**What is required:**
Print word for word the first line of the listing below and every line after it, through the line with "y_ticks = [0.2, 0.3, 0.4, 0.5, 0.6, 0.7, 0.8]". Leave out the pictures and the rest.

**Data section:**

** start **

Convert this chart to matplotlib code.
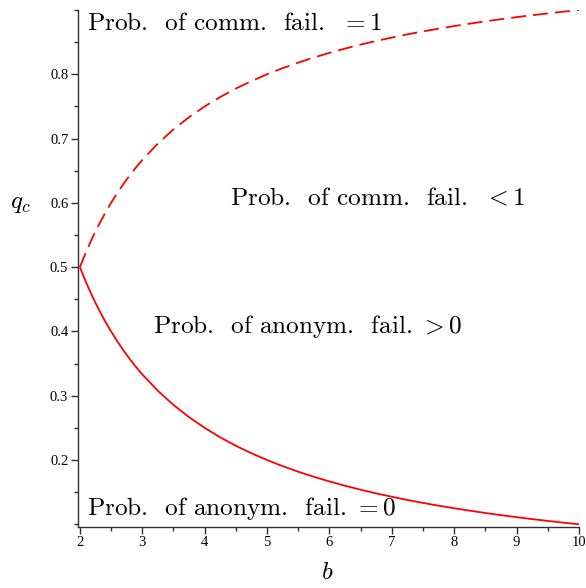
import matplotlib
matplotlib.use("Agg")
import matplotlib.pyplot as plt
from matplotlib.ticker import MultipleLocator

plt.rcParams["mathtext.fontset"] = "cm"

# Threshold curves q_c(b)
b_vals = [2.0, 2.1, 2.2, 2.3, 2.4, 2.5, 2.6, 2.7, 2.8, 2.9, 3.0, 3.25, 3.5,
          3.75, 4.0, 4.25, 4.5, 4.75, 5.0, 5.25, 5.5, 5.75, 6.0, 6.25, 6.5,
          6.75, 7.0, 7.25, 7.5, 7.75, 8.0, 8.25, 8.5, 8.75, 9.0, 9.25, 9.5,
          9.75, 10.0]
q_anonym = [0.5, 0.4762, 0.4545, 0.4348, 0.4167, 0.4, 0.3846, 0.3704, 0.3571,
            0.3448, 0.3333, 0.3077, 0.2857, 0.2667, 0.25, 0.2353, 0.2222,
            0.2105, 0.2, 0.1905, 0.1818, 0.1739, 0.1667, 0.16, 0.1538, 0.1481,
            0.1429, 0.1379, 0.1333, 0.129, 0.125, 0.1212, 0.1176, 0.1143,
            0.1111, 0.1081, 0.1053, 0.1026, 0.1]
q_comm = [0.5, 0.5238, 0.5455, 0.5652, 0.5833, 0.6, 0.6154, 0.6296, 0.6429,
          0.6552, 0.6667, 0.6923, 0.7143, 0.7333, 0.75, 0.7647, 0.7778,
          0.7895, 0.8, 0.8095, 0.8182, 0.8261, 0.8333, 0.84, 0.8462, 0.8519,
          0.8571, 0.8621, 0.8667, 0.871, 0.875, 0.8788, 0.8824, 0.8857,
          0.8889, 0.8919, 0.8947, 0.8974, 0.9]

x_ticks = [2, 3, 4, 5, 6, 7, 8, 9, 10]
y_ticks = [0.2, 0.3, 0.4, 0.5, 0.6, 0.7, 0.8]

region_labels = [
    (2.11, 0.879, r"Prob.  of comm.  fail.  $=1$"),
    (4.40, 0.607, r"Prob.  of comm.  fail.  $<1$"),
    (3.17, 0.407, r"Prob.  of anonym.  fail. $>0$"),
    (2.11, 0.125, r"Prob.  of anonym.  fail. $=0$"),
]

fig = plt.figure(figsize=(5.86, 5.88), dpi=100)
ax = fig.add_axes([78 / 586, 1 - 526.7 / 588, (579 - 78) / 586, (526.7 - 10) / 588])

ax.plot(b_vals, q_anonym, color="#ff0000", lw=1.3, solid_capstyle="butt")
ax.plot(b_vals, q_comm, color="#ff0000", lw=1.3, dashes=(8.3, 3.9))

ax.set_xlim(1.97, 10.0)
ax.set_ylim(0.0963, 0.9)

for side in ("top", "right"):
    ax.spines[side].set_visible(False)
for side in ("left", "bottom"):
    ax.spines[side].set_color("#303030")
    ax.spines[side].set_linewidth(1.0)

ax.set_xticks(x_ticks)
ax.set_yticks(y_ticks)
ax.set_xticklabels([str(t) for t in x_ticks])
ax.set_yticklabels([f"{t:.1f}" for t in y_ticks])
ax.xaxis.set_minor_locator(MultipleLocator(0.5))
ax.yaxis.set_minor_locator(MultipleLocator(0.05))
ax.tick_params(axis="both", which="major", direction="out", length=5,
               width=1.0, color="#303030", labelsize=10.5, pad=2)
ax.tick_params(axis="both", which="minor", direction="out", length=3,
               width=1.0, color="#303030")
for lbl in ax.get_xticklabels() + ax.get_yticklabels():
    lbl.set_fontfamily("Liberation Serif")

for x, y, s in region_labels:
    ax.text(x, y, s, fontsize=18.2, family="cmr10", ha="left", va="center",
            color="black")

fig.text(20 / 586, 1 - 203 / 588, r"$q_c$", fontsize=18, ha="center", va="center")
fig.text(327 / 586, 1 - 572 / 588, r"$b$", fontsize=18, ha="center", va="center")

fig.savefig("out.png", dpi=100)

** end **

**Output of the task:**
Convert this chart to matplotlib code.
import matplotlib
matplotlib.use("Agg")
import matplotlib.pyplot as plt
from matplotlib.ticker import MultipleLocator

plt.rcParams["mathtext.fontset"] = "cm"

# Threshold curves q_c(b)
b_vals = [2.0, 2.1, 2.2, 2.3, 2.4, 2.5, 2.6, 2.7, 2.8, 2.9, 3.0, 3.25, 3.5,
          3.75, 4.0, 4.25, 4.5, 4.75, 5.0, 5.25, 5.5, 5.75, 6.0, 6.25, 6.5,
          6.75, 7.0, 7.25, 7.5, 7.75, 8.0, 8.25, 8.5, 8.75, 9.0, 9.25, 9.5,
          9.75, 10.0]
q_anonym = [0.5, 0.4762, 0.4545, 0.4348, 0.4167, 0.4, 0.3846, 0.3704, 0.3571,
            0.3448, 0.3333, 0.3077, 0.2857, 0.2667, 0.25, 0.2353, 0.2222,
            0.2105, 0.2, 0.1905, 0.1818, 0.1739, 0.1667, 0.16, 0.1538, 0.1481,
            0.1429, 0.1379, 0.1333, 0.129, 0.125, 0.1212, 0.1176, 0.1143,
            0.1111, 0.1081, 0.1053, 0.1026, 0.1]
q_comm = [0.5, 0.5238, 0.5455, 0.5652, 0.5833, 0.6, 0.6154, 0.6296, 0.6429,
          0.6552, 0.6667, 0.6923, 0.7143, 0.7333, 0.75, 0.7647, 0.7778,
          0.7895, 0.8, 0.8095, 0.8182, 0.8261, 0.8333, 0.84, 0.8462, 0.8519,
          0.8571, 0.8621, 0.8667, 0.871, 0.875, 0.8788, 0.8824, 0.8857,
          0.8889, 0.8919, 0.8947, 0.8974, 0.9]

x_ticks = [2, 3, 4, 5, 6, 7, 8, 9, 10]
y_ticks = [0.2, 0.3, 0.4, 0.5, 0.6, 0.7, 0.8]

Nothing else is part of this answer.